Small wonder that many higher-education institutes or their leaders were among the investors in Enron subsidiaries.

[x] It is difficult to judge from the existing documents whether Enron's failure to acquire any of the California generating plants was deliberate (under strategic considerations) or a result of outbidding. Enron's overall strategy to move toward an asset-light company, which obviously does not favor purchase of plants, actually led to the sale of the plants it had purchased in Nevada in 1997.

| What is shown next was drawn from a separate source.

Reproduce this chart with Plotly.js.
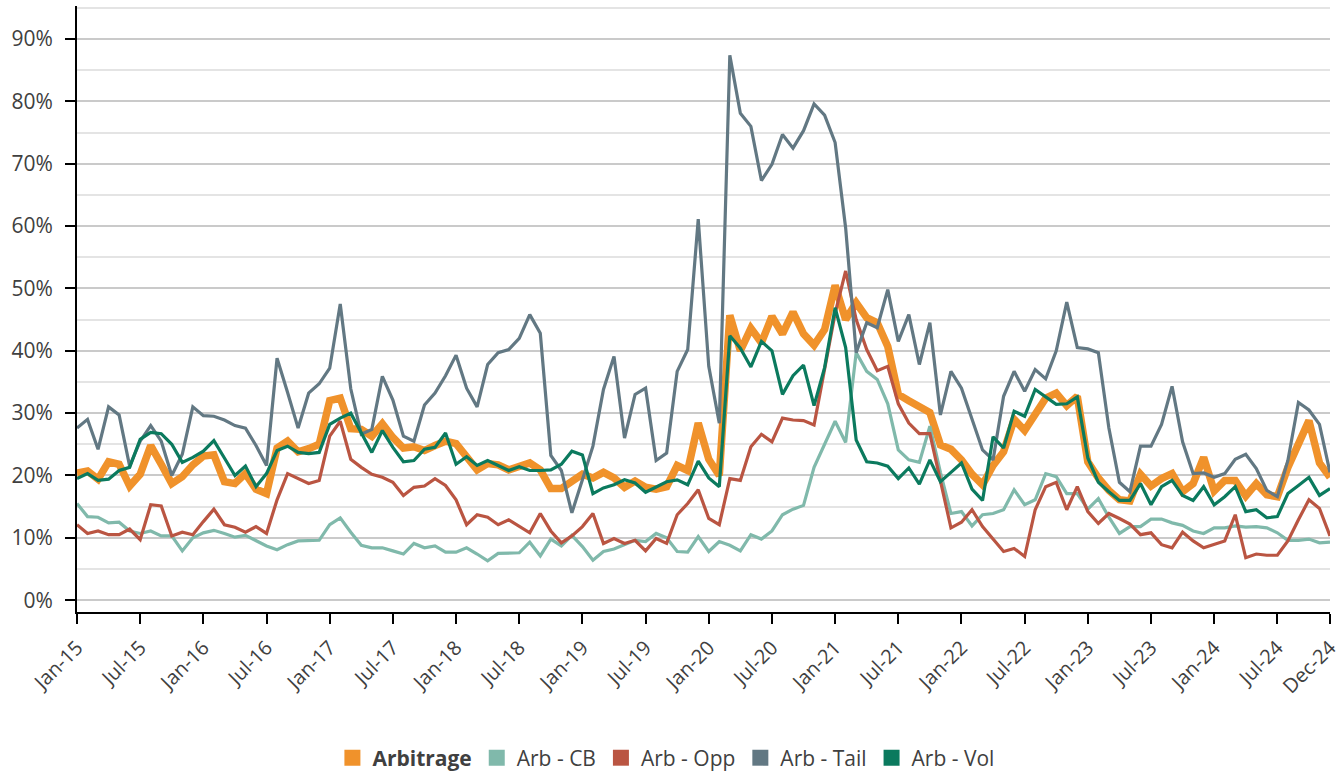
<!DOCTYPE html>
<html>
<head>
<meta charset="utf-8">
<script src="https://cdn.plot.ly/plotly-3.0.1.min.js"></script>
<style>
  html, body { margin: 0; padding: 0; background: #ffffff; }
  #chart { width: 1344px; height: 776px; }
</style>
</head>
<body>
<div id="chart"></div>
<script>
// Monthly categories Jan-15 .. Dec-24
const monthNames = ['Jan','Feb','Mar','Apr','May','Jun','Jul','Aug','Sep','Oct','Nov','Dec'];
const years = ['15','16','17','18','19','20','21','22','23','24'];
const categories = [];
years.forEach(y => monthNames.forEach(m => categories.push(m + '-' + y)));

const tickLabels = ['Jan-15','Jul-15','Jan-16','Jul-16','Jan-17','Jul-17','Jan-18','Jul-18',
  'Jan-19','Jul-19','Jan-20','Jul-20','Jan-21','Jul-21','Jan-22','Jul-22','Jan-23','Jul-23',
  'Jan-24','Jul-24','Dec-24'];

const seriesNames = ['Arbitrage','Arb - CB','Arb - Opp','Arb - Tail','Arb - Vol'];

const arbitrage = [
  20.4, 20.7, 19.4, 22.2, 21.8, 18.3, 20.2, 24.8, 21.8, 18.7, 19.8, 21.7,
  23.1, 23.3, 19.0, 18.7, 20.3, 17.8, 17.1, 24.4, 25.5, 23.8, 24.3, 25.0,
  32.0, 32.4, 27.5, 27.4, 26.3, 28.3, 26.1, 24.4, 24.6, 24.0, 24.8, 25.5,
  25.1, 22.8, 20.9, 21.9, 21.7, 20.9, 21.4, 22.0, 20.9, 17.9, 17.9, 19.2,
  20.2, 19.6, 20.5, 19.6, 18.1, 19.1, 18.1, 17.8, 18.2, 21.6, 20.8, 28.4,
  22.6, 20.0, 45.7, 40.0, 43.6, 41.3, 45.5, 42.7, 46.2, 42.7, 40.9, 43.4,
  50.5, 45.0, 47.7, 45.3, 44.5, 40.7, 33.0, 32.0, 30.9, 30.1, 24.9, 24.2,
  22.5, 20.2, 18.5, 21.6, 23.8, 29.0, 27.2, 29.7, 32.4, 33.2, 31.2, 32.7,
  22.2, 19.6, 17.6, 16.1, 15.9, 20.2, 18.3, 19.5, 20.3, 17.4, 18.7, 22.9,
  17.5, 19.2, 19.2, 16.7, 18.7, 16.9, 16.6, 21.3, 25.0, 28.8, 22.0, 19.7
];

const arbCB = [
  15.5, 13.4, 13.3, 12.4, 12.5, 11.1, 10.7, 11.1, 10.3, 10.3, 7.9, 10.0,
  10.8, 11.2, 10.7, 10.1, 10.4, 9.5, 8.7, 8.1, 8.9, 9.5, 9.5, 9.6,
  12.1, 13.2, 10.9, 8.8, 8.4, 8.4, 7.9, 7.4, 9.1, 8.4, 8.7, 7.7,
  7.7, 8.4, 7.4, 6.3, 7.5, 7.5, 7.6, 9.3, 7.1, 9.8, 8.7, 10.4,
  8.6, 6.4, 7.8, 8.2, 8.9, 9.6, 9.4, 10.7, 10.0, 7.8, 7.7, 10.2,
  7.8, 9.4, 8.8, 7.9, 10.5, 9.8, 11.1, 13.7, 14.6, 15.2, 21.3, 24.9,
  28.7, 25.3, 39.7, 36.7, 35.4, 31.5, 24.1, 22.5, 22.1, 27.9, 20.5, 13.9,
  14.2, 11.9, 13.7, 13.9, 14.5, 17.7, 15.3, 16.1, 20.3, 19.8, 17.1, 17.1,
  14.6, 16.3, 13.3, 10.7, 11.8, 11.8, 13.0, 13.0, 12.4, 12.0, 11.1, 10.7,
  11.6, 11.6, 11.9, 11.7, 11.8, 11.6, 10.8, 9.6, 9.6, 9.8, 9.2, 9.3
];

const arbOpp = [
  12.1, 10.7, 11.1, 10.5, 10.5, 11.4, 9.7, 15.3, 15.1, 10.3, 10.9, 10.5,
  12.6, 14.6, 12.1, 11.7, 10.9, 11.8, 10.7, 16.1, 20.3, 19.5, 18.7, 19.2,
  26.3, 28.7, 22.6, 21.3, 20.2, 19.7, 18.9, 16.8, 18.1, 18.3, 19.5, 18.4,
  16.1, 12.1, 13.7, 13.3, 12.1, 12.9, 11.8, 10.8, 13.9, 11.1, 9.2, 10.3,
  11.8, 13.9, 9.1, 9.9, 9.1, 9.6, 7.9, 9.9, 9.1, 13.7, 15.5, 17.7,
  13.1, 12.1, 19.5, 19.2, 24.6, 26.6, 25.4, 29.2, 28.9, 28.8, 28.1, 37.0,
  46.0, 52.8, 45.0, 40.2, 36.8, 37.5, 31.5, 28.4, 26.7, 26.7, 19.0, 11.6,
  12.5, 14.5, 11.8, 9.8, 7.8, 8.3, 7.0, 14.5, 18.2, 18.9, 14.5, 18.2,
  14.2, 12.3, 13.9, 13.1, 12.2, 10.5, 10.8, 8.9, 8.4, 10.9, 9.5, 8.4,
  8.9, 9.5, 13.7, 6.8, 7.4, 7.2, 7.2, 9.5, 12.9, 16.1, 14.7, 10.3
];

const arbTail = [
  27.6, 29.0, 24.2, 31.0, 29.7, 21.5, 25.5, 28.0, 25.5, 20.0, 23.4, 31.0,
  29.6, 29.5, 28.9, 28.0, 27.6, 24.8, 21.6, 38.8, 33.3, 27.6, 33.2, 34.7,
  37.2, 47.5, 33.9, 26.6, 27.4, 35.9, 32.1, 26.3, 25.5, 31.3, 33.2, 36.0,
  39.3, 34.0, 31.0, 37.8, 39.7, 40.2, 42.0, 45.8, 42.8, 23.2, 20.8, 14.0,
  19.3, 24.7, 33.8, 39.1, 26.0, 33.0, 34.0, 22.4, 23.6, 36.7, 40.2, 61.1,
  37.5, 28.4, 87.4, 78.1, 76.0, 67.3, 69.9, 74.7, 72.5, 75.3, 79.6, 77.8,
  73.4, 59.7, 39.7, 44.5, 43.7, 49.8, 41.5, 45.8, 37.8, 44.5, 29.7, 36.7,
  34.0, 28.9, 24.1, 22.5, 32.7, 36.7, 33.5, 37.0, 35.5, 40.0, 47.8, 40.5,
  40.3, 39.7, 27.6, 18.9, 17.4, 24.7, 24.7, 28.2, 34.3, 25.4, 20.3, 20.4,
  19.7, 20.3, 22.6, 23.4, 21.1, 17.6, 16.6, 22.4, 31.7, 30.5, 28.2, 20.5
];

const arbVol = [
  19.5, 20.3, 19.2, 19.4, 20.8, 21.3, 25.8, 26.9, 26.7, 25.0, 22.1, 22.9,
  23.9, 25.6, 22.8, 20.0, 21.5, 18.2, 20.3, 24.0, 24.7, 23.7, 23.5, 23.7,
  28.2, 29.2, 30.0, 26.8, 23.7, 27.2, 24.5, 22.2, 22.4, 24.2, 24.5, 26.8,
  21.8, 23.0, 21.6, 22.4, 21.6, 20.8, 21.4, 20.8, 20.8, 20.9, 21.8, 23.9,
  23.3, 17.1, 18.0, 18.5, 19.3, 18.8, 17.3, 18.2, 19.0, 19.3, 18.5, 22.3,
  19.6, 18.2, 42.4, 40.4, 37.4, 41.5, 40.0, 33.0, 36.0, 37.7, 31.2, 37.3,
  46.9, 40.5, 25.7, 22.2, 22.0, 21.5, 19.5, 21.2, 18.6, 22.5, 19.0, 20.5,
  22.0, 17.8, 16.0, 26.2, 24.4, 30.3, 29.5, 33.8, 32.6, 31.4, 31.5, 32.6,
  22.8, 18.9, 17.4, 16.0, 16.0, 18.7, 15.3, 18.2, 19.2, 16.8, 16.0, 18.2,
  15.3, 16.6, 18.2, 14.2, 14.5, 13.2, 13.4, 17.1, 18.4, 19.7, 16.8, 17.9
];

const seriesValues = [arbitrage, arbCB, arbOpp, arbTail, arbVol];
const seriesColors = ['#F0922B', '#80B9AB', '#BA5542', '#627883', '#0B7A5E'];
const seriesWidths = [7.5, 3.2, 3.2, 3.2, 3.2];

const FONT = '"Open Sans", "Noto Sans", sans-serif';

const traces = [];
// line traces (no legend entry)
seriesValues.forEach((vals, k) => {
  traces.push({
    type: 'scatter', mode: 'lines',
    x: categories, y: vals,
    name: seriesNames[k],
    line: { color: seriesColors[k], width: seriesWidths[k] },
    showlegend: false,
    hoverinfo: 'skip'
  });
});
// legend entries with square swatches
seriesNames.forEach((nm, k) => {
  traces.push({
    type: 'scatter', mode: 'markers',
    x: [null], y: [null],
    name: k === 0 ? '<b>' + nm + '</b>' : nm,
    marker: { symbol: 'square', size: 16, color: seriesColors[k] },
    showlegend: true,
    hoverinfo: 'skip'
  });
});

const layout = {
  width: 1344, height: 776,
  paper_bgcolor: '#ffffff', plot_bgcolor: '#ffffff',
  margin: { l: 77, r: 14, t: 6, b: 164, pad: 0, autoexpand: false },
  font: { family: FONT, size: 20, color: '#404040' },
  showlegend: true,
  legend: {
    orientation: 'h', x: 0.47, xanchor: 'center', y: -0.241, yanchor: 'middle',
    font: { family: FONT, size: 21, color: '#404040' },
    itemwidth: 30, tracegroupgap: 0, bgcolor: 'rgba(0,0,0,0)'
  },
  xaxis: {
    type: 'category',
    range: [0, 119],
    automargin: false,
    tickmode: 'array', tickvals: tickLabels, ticktext: tickLabels,
    tickangle: -45,
    tickfont: { family: FONT, size: 20, color: '#404040' },
    ticks: 'outside', ticklen: 10, tickwidth: 2, tickcolor: '#000000',
    ticklabelstandoff: 4,
    showline: true, linecolor: '#000000', linewidth: 2,
    showgrid: false, zeroline: false, fixedrange: true
  },
  yaxis: {
    range: [-1.9, 95.3],
    automargin: false,
    tickmode: 'linear', tick0: 0, dtick: 10,
    ticksuffix: '%',
    tickfont: { family: FONT, size: 21, color: '#404040' },
    ticks: 'outside', ticklen: 10, tickwidth: 2, tickcolor: '#000000',
    ticklabelstandoff: 8,
    showline: true, linecolor: '#000000', linewidth: 2,
    showgrid: true, gridcolor: '#cacaca', gridwidth: 2,
    minor: { dtick: 5, tick0: 0, showgrid: true, gridcolor: '#e4e4e4', gridwidth: 2, ticks: '' },
    zeroline: false, fixedrange: true
  }
};

Plotly.newPlot('chart', traces, layout, { displayModeBar: false, staticPlot: true });
</script>
</body>
</html>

[xi] The three utilities were Pacific Gas & Electric Company (PG&E), Southern California Edison Company (Edison), and San Diego Gas & Elecric Company. Cal PX (California Power Exchange Corp.) was one of the two that was the overseeing body created to "facilitate the creation of a transparent, visible spot market for electricity" (FERC Report 2002). Spot market contracts are standard contracts dealing with the price of the commodity (electricity, for example) that day, and are used to buy commodities that are required everyday, such as a power plant's need for natural gas.